§ Supplied material
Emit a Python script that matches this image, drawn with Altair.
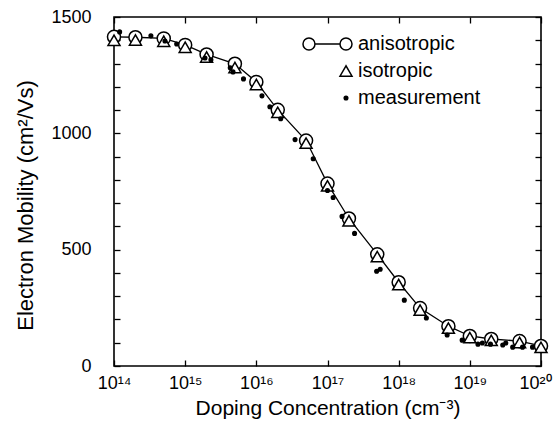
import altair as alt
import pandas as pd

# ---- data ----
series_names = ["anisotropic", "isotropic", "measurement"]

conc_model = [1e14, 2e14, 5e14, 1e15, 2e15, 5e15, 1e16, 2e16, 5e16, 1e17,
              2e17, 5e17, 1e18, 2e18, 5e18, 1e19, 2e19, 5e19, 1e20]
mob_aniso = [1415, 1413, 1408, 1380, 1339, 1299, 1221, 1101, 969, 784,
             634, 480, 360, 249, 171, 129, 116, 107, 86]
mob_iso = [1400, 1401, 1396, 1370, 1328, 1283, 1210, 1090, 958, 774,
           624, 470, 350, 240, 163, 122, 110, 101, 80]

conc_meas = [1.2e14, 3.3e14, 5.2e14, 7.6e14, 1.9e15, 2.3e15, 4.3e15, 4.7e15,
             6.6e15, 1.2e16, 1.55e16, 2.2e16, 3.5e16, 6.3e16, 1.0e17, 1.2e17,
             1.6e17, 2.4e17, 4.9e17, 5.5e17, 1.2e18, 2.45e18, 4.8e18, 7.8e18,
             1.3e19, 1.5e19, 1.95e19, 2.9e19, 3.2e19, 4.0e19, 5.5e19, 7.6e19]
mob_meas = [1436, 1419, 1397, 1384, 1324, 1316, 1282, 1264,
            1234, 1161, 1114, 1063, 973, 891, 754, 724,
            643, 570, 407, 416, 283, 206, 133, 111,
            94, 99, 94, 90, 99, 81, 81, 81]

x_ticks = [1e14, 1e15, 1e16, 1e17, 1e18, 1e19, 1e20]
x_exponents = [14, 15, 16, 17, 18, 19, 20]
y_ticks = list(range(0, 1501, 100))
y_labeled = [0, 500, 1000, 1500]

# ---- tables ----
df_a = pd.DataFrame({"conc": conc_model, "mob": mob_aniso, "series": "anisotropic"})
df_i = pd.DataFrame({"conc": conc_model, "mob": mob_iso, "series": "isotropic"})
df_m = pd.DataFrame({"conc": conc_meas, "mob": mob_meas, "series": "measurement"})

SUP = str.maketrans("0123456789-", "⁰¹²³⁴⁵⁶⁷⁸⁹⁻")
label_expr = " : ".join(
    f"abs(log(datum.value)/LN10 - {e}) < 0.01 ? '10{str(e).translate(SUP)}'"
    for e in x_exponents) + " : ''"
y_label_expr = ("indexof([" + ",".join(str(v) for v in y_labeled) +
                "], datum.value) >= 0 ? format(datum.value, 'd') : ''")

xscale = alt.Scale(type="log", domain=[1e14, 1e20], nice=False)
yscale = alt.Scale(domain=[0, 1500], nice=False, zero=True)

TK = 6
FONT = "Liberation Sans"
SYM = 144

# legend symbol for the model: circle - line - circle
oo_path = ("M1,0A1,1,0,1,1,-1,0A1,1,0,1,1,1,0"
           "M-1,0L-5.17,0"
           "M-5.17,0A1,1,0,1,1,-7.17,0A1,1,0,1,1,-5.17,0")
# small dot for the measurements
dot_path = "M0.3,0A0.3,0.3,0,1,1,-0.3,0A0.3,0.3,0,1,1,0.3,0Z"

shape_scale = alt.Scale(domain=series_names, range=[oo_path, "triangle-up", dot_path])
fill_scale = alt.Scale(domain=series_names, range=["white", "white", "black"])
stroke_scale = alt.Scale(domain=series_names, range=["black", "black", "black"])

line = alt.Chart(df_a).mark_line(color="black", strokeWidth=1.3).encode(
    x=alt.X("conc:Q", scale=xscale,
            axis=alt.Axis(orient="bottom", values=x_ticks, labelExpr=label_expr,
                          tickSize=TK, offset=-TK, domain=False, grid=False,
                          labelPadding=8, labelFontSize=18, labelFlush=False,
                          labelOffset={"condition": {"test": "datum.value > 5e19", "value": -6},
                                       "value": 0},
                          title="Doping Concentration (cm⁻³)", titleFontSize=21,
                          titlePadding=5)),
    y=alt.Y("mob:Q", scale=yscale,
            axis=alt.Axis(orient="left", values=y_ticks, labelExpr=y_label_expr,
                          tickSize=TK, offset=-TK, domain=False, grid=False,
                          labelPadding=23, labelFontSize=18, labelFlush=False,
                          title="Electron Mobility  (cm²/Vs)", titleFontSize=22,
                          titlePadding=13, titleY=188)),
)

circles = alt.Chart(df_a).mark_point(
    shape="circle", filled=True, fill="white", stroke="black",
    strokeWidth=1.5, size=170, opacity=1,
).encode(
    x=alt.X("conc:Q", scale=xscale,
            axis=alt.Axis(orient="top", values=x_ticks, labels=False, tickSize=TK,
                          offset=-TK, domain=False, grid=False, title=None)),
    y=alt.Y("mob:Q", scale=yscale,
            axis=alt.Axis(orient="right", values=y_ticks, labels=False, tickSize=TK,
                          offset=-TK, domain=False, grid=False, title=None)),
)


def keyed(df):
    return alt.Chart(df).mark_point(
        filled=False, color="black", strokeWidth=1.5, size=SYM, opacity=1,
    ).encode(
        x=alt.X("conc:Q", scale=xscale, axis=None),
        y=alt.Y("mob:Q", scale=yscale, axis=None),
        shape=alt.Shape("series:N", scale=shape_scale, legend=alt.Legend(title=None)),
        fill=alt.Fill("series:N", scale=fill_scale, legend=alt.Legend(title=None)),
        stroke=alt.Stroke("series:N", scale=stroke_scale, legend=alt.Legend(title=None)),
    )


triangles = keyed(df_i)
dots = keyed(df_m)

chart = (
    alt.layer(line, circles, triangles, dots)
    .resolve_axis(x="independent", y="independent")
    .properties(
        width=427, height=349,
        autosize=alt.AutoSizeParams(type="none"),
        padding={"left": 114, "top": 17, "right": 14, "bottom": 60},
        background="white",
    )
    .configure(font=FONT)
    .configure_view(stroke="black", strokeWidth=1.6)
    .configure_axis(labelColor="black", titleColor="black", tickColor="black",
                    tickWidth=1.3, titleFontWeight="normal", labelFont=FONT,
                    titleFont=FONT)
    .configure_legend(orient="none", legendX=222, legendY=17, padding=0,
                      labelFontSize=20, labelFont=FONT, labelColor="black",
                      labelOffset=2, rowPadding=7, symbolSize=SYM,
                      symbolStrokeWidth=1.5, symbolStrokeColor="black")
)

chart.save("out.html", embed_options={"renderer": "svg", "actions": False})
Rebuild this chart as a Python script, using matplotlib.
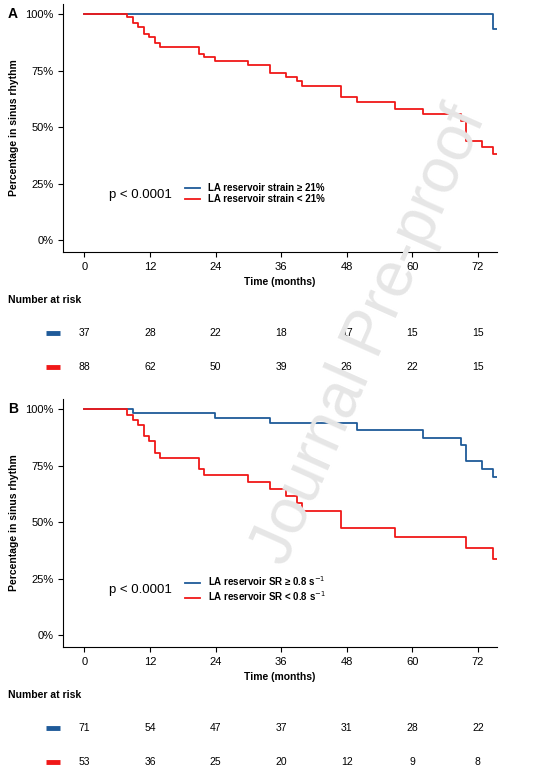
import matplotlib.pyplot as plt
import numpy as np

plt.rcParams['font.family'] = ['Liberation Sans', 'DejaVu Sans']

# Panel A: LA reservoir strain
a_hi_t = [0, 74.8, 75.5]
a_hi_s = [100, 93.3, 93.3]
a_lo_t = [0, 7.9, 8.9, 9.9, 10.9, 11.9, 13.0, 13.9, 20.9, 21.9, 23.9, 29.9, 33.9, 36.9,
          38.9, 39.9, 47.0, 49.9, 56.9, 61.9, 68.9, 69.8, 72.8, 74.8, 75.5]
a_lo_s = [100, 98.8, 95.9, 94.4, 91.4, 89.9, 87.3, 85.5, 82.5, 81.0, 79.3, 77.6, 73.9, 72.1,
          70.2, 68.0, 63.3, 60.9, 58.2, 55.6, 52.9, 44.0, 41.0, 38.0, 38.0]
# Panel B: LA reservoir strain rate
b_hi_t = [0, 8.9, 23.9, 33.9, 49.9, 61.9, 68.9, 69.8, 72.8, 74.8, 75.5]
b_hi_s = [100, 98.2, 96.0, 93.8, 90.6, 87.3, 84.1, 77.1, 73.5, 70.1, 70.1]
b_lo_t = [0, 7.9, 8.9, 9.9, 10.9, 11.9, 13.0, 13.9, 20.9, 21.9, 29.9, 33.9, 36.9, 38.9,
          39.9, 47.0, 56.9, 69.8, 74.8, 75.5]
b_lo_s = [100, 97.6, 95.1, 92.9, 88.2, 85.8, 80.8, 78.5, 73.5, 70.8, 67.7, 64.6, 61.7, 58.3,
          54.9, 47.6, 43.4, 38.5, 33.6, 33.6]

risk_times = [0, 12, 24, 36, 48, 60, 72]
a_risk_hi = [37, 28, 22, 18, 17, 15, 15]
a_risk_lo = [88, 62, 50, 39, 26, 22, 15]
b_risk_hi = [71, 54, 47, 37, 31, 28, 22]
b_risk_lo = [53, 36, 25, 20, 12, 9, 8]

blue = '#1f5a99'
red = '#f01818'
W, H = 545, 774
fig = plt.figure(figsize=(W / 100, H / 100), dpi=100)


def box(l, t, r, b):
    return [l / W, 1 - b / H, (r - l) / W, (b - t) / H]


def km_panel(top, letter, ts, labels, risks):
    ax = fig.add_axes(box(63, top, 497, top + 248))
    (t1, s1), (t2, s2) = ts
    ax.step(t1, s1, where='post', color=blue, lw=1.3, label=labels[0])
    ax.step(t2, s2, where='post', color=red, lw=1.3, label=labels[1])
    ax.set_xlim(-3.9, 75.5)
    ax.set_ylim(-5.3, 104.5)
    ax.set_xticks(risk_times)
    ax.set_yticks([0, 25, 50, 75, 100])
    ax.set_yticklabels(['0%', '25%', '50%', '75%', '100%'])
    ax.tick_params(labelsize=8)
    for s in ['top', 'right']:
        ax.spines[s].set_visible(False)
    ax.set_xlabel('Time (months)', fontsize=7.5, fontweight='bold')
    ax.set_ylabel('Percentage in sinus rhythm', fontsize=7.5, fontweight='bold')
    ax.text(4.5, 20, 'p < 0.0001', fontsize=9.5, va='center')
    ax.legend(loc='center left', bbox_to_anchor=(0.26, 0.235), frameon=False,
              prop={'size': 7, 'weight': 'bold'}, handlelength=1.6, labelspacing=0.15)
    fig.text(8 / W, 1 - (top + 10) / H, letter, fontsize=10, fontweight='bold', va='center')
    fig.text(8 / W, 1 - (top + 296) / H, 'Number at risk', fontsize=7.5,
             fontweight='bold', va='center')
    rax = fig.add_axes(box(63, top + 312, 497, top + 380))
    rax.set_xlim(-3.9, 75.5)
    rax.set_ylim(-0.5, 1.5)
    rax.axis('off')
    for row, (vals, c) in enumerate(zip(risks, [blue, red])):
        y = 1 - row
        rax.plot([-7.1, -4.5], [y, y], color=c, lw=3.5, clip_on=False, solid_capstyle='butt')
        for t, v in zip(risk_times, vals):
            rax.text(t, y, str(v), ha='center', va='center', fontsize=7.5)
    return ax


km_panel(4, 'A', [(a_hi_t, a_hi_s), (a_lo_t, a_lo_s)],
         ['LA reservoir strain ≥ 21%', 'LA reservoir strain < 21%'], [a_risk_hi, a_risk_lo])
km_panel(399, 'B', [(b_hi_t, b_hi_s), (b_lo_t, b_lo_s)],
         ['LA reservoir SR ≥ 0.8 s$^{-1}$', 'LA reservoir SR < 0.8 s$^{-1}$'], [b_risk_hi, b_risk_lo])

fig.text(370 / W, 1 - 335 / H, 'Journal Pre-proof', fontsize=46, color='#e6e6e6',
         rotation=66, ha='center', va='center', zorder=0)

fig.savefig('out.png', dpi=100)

* * *

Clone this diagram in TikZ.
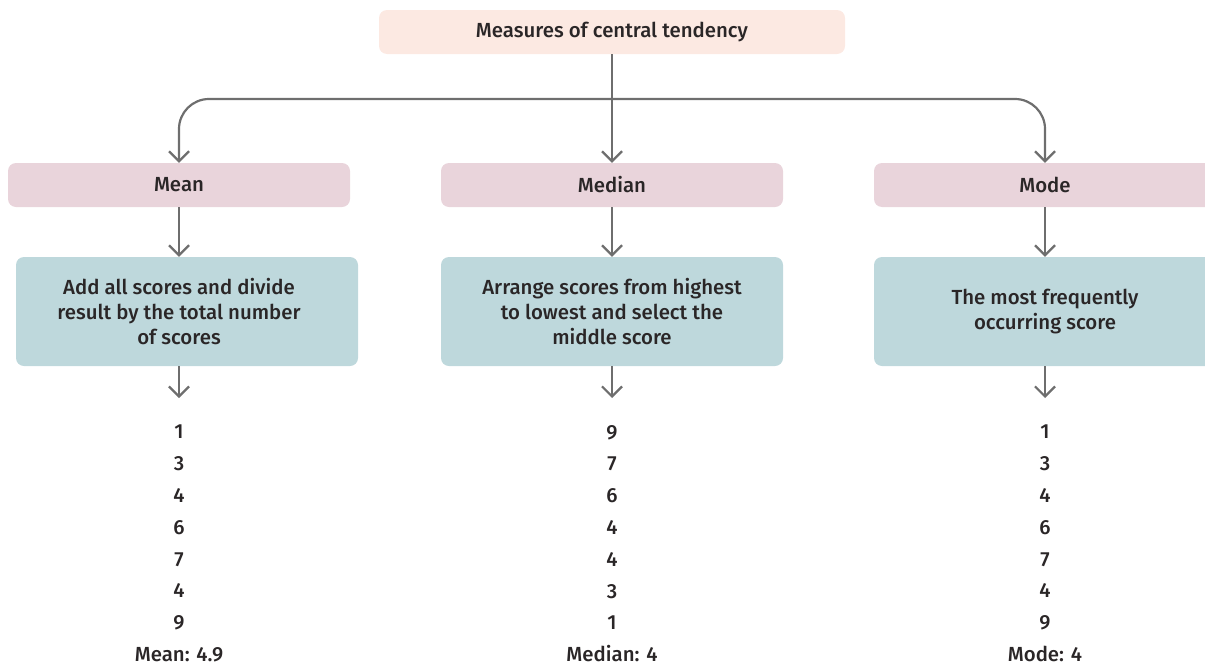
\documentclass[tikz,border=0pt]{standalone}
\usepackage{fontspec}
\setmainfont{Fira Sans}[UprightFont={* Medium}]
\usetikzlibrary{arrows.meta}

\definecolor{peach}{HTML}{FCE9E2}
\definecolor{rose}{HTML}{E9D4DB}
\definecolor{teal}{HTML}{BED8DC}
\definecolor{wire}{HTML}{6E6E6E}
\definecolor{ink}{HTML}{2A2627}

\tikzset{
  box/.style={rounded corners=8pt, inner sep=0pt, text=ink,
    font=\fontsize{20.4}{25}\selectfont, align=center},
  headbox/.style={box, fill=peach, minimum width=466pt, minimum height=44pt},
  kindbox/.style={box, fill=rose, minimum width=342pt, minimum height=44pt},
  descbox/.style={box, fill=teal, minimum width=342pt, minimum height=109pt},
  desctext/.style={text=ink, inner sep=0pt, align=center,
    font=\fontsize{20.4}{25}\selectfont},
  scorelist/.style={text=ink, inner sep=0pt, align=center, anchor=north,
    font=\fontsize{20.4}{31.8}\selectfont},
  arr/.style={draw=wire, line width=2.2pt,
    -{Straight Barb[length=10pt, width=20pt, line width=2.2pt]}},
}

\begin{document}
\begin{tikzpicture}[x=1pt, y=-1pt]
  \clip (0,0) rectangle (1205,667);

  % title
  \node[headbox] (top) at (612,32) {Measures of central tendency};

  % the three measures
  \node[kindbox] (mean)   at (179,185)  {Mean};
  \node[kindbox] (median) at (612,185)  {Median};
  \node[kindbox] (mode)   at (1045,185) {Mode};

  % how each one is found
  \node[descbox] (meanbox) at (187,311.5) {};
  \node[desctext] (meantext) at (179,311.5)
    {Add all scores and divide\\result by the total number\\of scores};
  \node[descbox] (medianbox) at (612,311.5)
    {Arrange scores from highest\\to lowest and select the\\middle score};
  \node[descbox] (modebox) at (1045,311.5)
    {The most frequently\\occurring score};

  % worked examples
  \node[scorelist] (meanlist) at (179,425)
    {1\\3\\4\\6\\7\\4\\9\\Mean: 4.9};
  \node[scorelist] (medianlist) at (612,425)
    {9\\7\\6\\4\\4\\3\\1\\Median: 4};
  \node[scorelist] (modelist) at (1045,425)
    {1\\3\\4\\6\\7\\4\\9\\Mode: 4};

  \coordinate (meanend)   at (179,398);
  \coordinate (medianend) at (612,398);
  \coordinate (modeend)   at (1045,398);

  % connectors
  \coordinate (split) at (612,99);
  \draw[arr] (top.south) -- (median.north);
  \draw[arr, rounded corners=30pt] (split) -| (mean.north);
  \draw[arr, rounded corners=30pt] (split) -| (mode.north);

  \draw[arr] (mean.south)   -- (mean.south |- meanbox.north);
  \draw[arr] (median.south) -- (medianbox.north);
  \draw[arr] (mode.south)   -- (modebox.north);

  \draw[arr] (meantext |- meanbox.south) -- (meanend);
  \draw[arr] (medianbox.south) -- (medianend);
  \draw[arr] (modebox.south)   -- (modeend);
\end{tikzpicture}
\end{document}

§ What to produce
Using the material above, gather every line that includes "script".

§ Expected answer
Emit a Python script that matches this image, drawn with Altair.
Rebuild this chart as a Python script, using matplotlib.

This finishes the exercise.